Copy down all of the data underneath, exactly as shown.

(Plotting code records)
########################################
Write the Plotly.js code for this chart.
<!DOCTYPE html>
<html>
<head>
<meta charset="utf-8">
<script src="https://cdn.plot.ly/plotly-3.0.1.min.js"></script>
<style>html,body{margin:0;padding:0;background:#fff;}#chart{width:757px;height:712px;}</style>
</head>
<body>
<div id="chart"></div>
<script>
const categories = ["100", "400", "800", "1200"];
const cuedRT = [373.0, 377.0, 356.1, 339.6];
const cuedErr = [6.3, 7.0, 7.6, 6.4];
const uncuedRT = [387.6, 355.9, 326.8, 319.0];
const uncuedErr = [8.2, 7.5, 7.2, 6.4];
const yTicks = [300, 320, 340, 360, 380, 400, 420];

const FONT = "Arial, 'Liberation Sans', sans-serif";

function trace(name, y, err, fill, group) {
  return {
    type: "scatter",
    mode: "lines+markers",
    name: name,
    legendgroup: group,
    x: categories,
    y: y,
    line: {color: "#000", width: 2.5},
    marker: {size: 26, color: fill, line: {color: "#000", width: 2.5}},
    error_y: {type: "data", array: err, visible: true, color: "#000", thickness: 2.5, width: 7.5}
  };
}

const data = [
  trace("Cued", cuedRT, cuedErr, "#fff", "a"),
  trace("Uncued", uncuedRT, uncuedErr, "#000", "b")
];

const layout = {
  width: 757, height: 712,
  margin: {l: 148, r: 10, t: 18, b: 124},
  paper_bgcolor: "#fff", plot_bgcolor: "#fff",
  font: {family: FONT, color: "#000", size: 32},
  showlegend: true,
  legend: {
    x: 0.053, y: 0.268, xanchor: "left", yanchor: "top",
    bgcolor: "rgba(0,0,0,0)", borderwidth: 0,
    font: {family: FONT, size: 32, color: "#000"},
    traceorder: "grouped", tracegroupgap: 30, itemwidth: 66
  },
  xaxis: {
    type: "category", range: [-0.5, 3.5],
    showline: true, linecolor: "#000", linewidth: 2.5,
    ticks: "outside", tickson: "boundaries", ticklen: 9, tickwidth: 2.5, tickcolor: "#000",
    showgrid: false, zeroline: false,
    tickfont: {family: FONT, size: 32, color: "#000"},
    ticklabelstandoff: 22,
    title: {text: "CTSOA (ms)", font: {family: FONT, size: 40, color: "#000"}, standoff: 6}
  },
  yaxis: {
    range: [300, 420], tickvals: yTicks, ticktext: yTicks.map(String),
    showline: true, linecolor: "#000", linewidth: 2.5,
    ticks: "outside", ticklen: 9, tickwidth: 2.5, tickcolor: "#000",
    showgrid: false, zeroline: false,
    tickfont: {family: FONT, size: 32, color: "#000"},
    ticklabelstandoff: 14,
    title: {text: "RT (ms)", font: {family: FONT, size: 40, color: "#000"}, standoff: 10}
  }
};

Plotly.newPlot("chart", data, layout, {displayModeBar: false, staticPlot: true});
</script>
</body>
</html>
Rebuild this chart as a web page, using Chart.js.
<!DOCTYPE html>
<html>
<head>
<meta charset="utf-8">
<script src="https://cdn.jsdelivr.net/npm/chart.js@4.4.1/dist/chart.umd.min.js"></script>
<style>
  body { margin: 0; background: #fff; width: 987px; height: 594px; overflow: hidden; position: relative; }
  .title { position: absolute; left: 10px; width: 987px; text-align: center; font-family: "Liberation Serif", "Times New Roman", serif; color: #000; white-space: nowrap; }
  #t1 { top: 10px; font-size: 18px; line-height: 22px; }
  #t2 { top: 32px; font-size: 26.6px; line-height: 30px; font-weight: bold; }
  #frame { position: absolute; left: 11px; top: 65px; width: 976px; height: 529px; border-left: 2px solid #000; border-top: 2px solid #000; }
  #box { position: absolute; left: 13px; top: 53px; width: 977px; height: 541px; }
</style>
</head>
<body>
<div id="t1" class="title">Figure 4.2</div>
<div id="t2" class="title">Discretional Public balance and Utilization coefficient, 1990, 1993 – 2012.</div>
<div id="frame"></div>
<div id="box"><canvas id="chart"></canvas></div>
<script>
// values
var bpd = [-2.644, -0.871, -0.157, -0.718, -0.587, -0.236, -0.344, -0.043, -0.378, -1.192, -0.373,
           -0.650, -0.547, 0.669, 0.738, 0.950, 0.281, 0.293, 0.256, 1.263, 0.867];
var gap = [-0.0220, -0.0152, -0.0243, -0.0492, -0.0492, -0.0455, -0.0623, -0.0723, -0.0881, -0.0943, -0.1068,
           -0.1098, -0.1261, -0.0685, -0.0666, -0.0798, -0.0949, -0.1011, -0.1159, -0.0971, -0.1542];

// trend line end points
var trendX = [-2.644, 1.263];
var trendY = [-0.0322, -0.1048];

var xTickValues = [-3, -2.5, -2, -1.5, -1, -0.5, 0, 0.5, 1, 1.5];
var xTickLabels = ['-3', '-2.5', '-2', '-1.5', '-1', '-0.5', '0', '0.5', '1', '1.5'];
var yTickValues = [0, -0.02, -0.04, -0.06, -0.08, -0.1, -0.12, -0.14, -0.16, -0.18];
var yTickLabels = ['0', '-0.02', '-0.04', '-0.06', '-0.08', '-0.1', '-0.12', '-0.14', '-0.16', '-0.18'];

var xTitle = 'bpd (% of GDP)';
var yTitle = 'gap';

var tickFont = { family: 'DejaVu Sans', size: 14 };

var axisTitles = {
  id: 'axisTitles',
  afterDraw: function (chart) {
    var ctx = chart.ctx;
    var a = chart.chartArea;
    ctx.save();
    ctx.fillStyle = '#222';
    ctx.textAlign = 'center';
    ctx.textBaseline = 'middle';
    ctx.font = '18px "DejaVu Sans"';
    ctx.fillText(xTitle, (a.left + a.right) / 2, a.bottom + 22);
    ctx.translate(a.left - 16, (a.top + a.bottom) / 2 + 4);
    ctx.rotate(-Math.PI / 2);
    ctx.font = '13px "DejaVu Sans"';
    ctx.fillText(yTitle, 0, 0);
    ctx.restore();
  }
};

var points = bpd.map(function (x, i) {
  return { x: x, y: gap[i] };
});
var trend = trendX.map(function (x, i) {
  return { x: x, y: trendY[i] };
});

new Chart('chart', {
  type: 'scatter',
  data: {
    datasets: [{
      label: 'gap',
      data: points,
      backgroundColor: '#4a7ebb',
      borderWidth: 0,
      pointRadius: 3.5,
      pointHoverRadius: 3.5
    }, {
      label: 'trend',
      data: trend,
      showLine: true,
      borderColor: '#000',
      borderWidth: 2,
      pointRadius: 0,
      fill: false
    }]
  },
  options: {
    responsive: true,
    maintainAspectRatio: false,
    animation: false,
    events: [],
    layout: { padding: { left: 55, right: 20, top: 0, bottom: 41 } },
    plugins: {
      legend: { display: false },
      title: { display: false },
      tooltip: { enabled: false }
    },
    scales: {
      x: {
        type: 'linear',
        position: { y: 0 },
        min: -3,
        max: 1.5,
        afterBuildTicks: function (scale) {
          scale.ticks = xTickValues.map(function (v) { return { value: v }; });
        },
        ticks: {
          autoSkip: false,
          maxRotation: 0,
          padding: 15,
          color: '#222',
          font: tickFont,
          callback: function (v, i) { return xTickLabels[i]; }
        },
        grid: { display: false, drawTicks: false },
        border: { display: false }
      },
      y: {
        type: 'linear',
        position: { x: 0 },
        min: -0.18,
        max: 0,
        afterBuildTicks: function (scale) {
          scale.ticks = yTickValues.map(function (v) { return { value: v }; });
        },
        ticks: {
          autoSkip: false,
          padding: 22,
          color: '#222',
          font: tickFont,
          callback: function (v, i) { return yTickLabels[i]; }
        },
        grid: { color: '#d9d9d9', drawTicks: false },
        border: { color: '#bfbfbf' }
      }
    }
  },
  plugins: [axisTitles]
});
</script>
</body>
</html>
########################################
Reply to the task:
Write the Plotly.js code for this chart.
<!DOCTYPE html>
<html>
<head>
<meta charset="utf-8">
<script src="https://cdn.plot.ly/plotly-3.0.1.min.js"></script>
<style>html,body{margin:0;padding:0;background:#fff;}#chart{width:757px;height:712px;}</style>
</head>
<body>
<div id="chart"></div>
<script>
const categories = ["100", "400", "800", "1200"];
const cuedRT = [373.0, 377.0, 356.1, 339.6];
const cuedErr = [6.3, 7.0, 7.6, 6.4];
const uncuedRT = [387.6, 355.9, 326.8, 319.0];
const uncuedErr = [8.2, 7.5, 7.2, 6.4];
const yTicks = [300, 320, 340, 360, 380, 400, 420];

const FONT = "Arial, 'Liberation Sans', sans-serif";

function trace(name, y, err, fill, group) {
  return {
    type: "scatter",
    mode: "lines+markers",
    name: name,
    legendgroup: group,
    x: categories,
    y: y,
    line: {color: "#000", width: 2.5},
    marker: {size: 26, color: fill, line: {color: "#000", width: 2.5}},
    error_y: {type: "data", array: err, visible: true, color: "#000", thickness: 2.5, width: 7.5}
  };
}

const data = [
  trace("Cued", cuedRT, cuedErr, "#fff", "a"),
  trace("Uncued", uncuedRT, uncuedErr, "#000", "b")
];

const layout = {
  width: 757, height: 712,
  margin: {l: 148, r: 10, t: 18, b: 124},
  paper_bgcolor: "#fff", plot_bgcolor: "#fff",
  font: {family: FONT, color: "#000", size: 32},
  showlegend: true,
  legend: {
    x: 0.053, y: 0.268, xanchor: "left", yanchor: "top",
    bgcolor: "rgba(0,0,0,0)", borderwidth: 0,
    font: {family: FONT, size: 32, color: "#000"},
    traceorder: "grouped", tracegroupgap: 30, itemwidth: 66
  },
  xaxis: {
    type: "category", range: [-0.5, 3.5],
    showline: true, linecolor: "#000", linewidth: 2.5,
    ticks: "outside", tickson: "boundaries", ticklen: 9, tickwidth: 2.5, tickcolor: "#000",
    showgrid: false, zeroline: false,
    tickfont: {family: FONT, size: 32, color: "#000"},
    ticklabelstandoff: 22,
    title: {text: "CTSOA (ms)", font: {family: FONT, size: 40, color: "#000"}, standoff: 6}
  },
  yaxis: {
    range: [300, 420], tickvals: yTicks, ticktext: yTicks.map(String),
    showline: true, linecolor: "#000", linewidth: 2.5,
    ticks: "outside", ticklen: 9, tickwidth: 2.5, tickcolor: "#000",
    showgrid: false, zeroline: false,
    tickfont: {family: FONT, size: 32, color: "#000"},
    ticklabelstandoff: 14,
    title: {text: "RT (ms)", font: {family: FONT, size: 40, color: "#000"}, standoff: 10}
  }
};

Plotly.newPlot("chart", data, layout, {displayModeBar: false, staticPlot: true});
</script>
</body>
</html>
Rebuild this chart as a web page, using Chart.js.
<!DOCTYPE html>
<html>
<head>
<meta charset="utf-8">
<script src="https://cdn.jsdelivr.net/npm/chart.js@4.4.1/dist/chart.umd.min.js"></script>
<style>
  body { margin: 0; background: #fff; width: 987px; height: 594px; overflow: hidden; position: relative; }
  .title { position: absolute; left: 10px; width: 987px; text-align: center; font-family: "Liberation Serif", "Times New Roman", serif; color: #000; white-space: nowrap; }
  #t1 { top: 10px; font-size: 18px; line-height: 22px; }
  #t2 { top: 32px; font-size: 26.6px; line-height: 30px; font-weight: bold; }
  #frame { position: absolute; left: 11px; top: 65px; width: 976px; height: 529px; border-left: 2px solid #000; border-top: 2px solid #000; }
  #box { position: absolute; left: 13px; top: 53px; width: 977px; height: 541px; }
</style>
</head>
<body>
<div id="t1" class="title">Figure 4.2</div>
<div id="t2" class="title">Discretional Public balance and Utilization coefficient, 1990, 1993 – 2012.</div>
<div id="frame"></div>
<div id="box"><canvas id="chart"></canvas></div>
<script>
// values
var bpd = [-2.644, -0.871, -0.157, -0.718, -0.587, -0.236, -0.344, -0.043, -0.378, -1.192, -0.373,
           -0.650, -0.547, 0.669, 0.738, 0.950, 0.281, 0.293, 0.256, 1.263, 0.867];
var gap = [-0.0220, -0.0152, -0.0243, -0.0492, -0.0492, -0.0455, -0.0623, -0.0723, -0.0881, -0.0943, -0.1068,
           -0.1098, -0.1261, -0.0685, -0.0666, -0.0798, -0.0949, -0.1011, -0.1159, -0.0971, -0.1542];

// trend line end points
var trendX = [-2.644, 1.263];
var trendY = [-0.0322, -0.1048];

var xTickValues = [-3, -2.5, -2, -1.5, -1, -0.5, 0, 0.5, 1, 1.5];
var xTickLabels = ['-3', '-2.5', '-2', '-1.5', '-1', '-0.5', '0', '0.5', '1', '1.5'];
var yTickValues = [0, -0.02, -0.04, -0.06, -0.08, -0.1, -0.12, -0.14, -0.16, -0.18];
var yTickLabels = ['0', '-0.02', '-0.04', '-0.06', '-0.08', '-0.1', '-0.12', '-0.14', '-0.16', '-0.18'];

var xTitle = 'bpd (% of GDP)';
var yTitle = 'gap';

var tickFont = { family: 'DejaVu Sans', size: 14 };

var axisTitles = {
  id: 'axisTitles',
  afterDraw: function (chart) {
    var ctx = chart.ctx;
    var a = chart.chartArea;
    ctx.save();
    ctx.fillStyle = '#222';
    ctx.textAlign = 'center';
    ctx.textBaseline = 'middle';
    ctx.font = '18px "DejaVu Sans"';
    ctx.fillText(xTitle, (a.left + a.right) / 2, a.bottom + 22);
    ctx.translate(a.left - 16, (a.top + a.bottom) / 2 + 4);
    ctx.rotate(-Math.PI / 2);
    ctx.font = '13px "DejaVu Sans"';
    ctx.fillText(yTitle, 0, 0);
    ctx.restore();
  }
};

var points = bpd.map(function (x, i) {
  return { x: x, y: gap[i] };
});
var trend = trendX.map(function (x, i) {
  return { x: x, y: trendY[i] };
});

new Chart('chart', {
  type: 'scatter',
  data: {
    datasets: [{
      label: 'gap',
      data: points,
      backgroundColor: '#4a7ebb',
      borderWidth: 0,
      pointRadius: 3.5,
      pointHoverRadius: 3.5
    }, {
      label: 'trend',
      data: trend,
      showLine: true,
      borderColor: '#000',
      borderWidth: 2,
      pointRadius: 0,
      fill: false
    }]
  },
  options: {
    responsive: true,
    maintainAspectRatio: false,
    animation: false,
    events: [],
    layout: { padding: { left: 55, right: 20, top: 0, bottom: 41 } },
    plugins: {
      legend: { display: false },
      title: { display: false },
      tooltip: { enabled: false }
    },
    scales: {
      x: {
        type: 'linear',
        position: { y: 0 },
        min: -3,
        max: 1.5,
        afterBuildTicks: function (scale) {
          scale.ticks = xTickValues.map(function (v) { return { value: v }; });
        },
        ticks: {
          autoSkip: false,
          maxRotation: 0,
          padding: 15,
          color: '#222',
          font: tickFont,
          callback: function (v, i) { return xTickLabels[i]; }
        },
        grid: { display: false, drawTicks: false },
        border: { display: false }
      },
      y: {
        type: 'linear',
        position: { x: 0 },
        min: -0.18,
        max: 0,
        afterBuildTicks: function (scale) {
          scale.ticks = yTickValues.map(function (v) { return { value: v }; });
        },
        ticks: {
          autoSkip: false,
          padding: 22,
          color: '#222',
          font: tickFont,
          callback: function (v, i) { return yTickLabels[i]; }
        },
        grid: { color: '#d9d9d9', drawTicks: false },
        border: { color: '#bfbfbf' }
      }
    }
  },
  plugins: [axisTitles]
});
</script>
</body>
</html>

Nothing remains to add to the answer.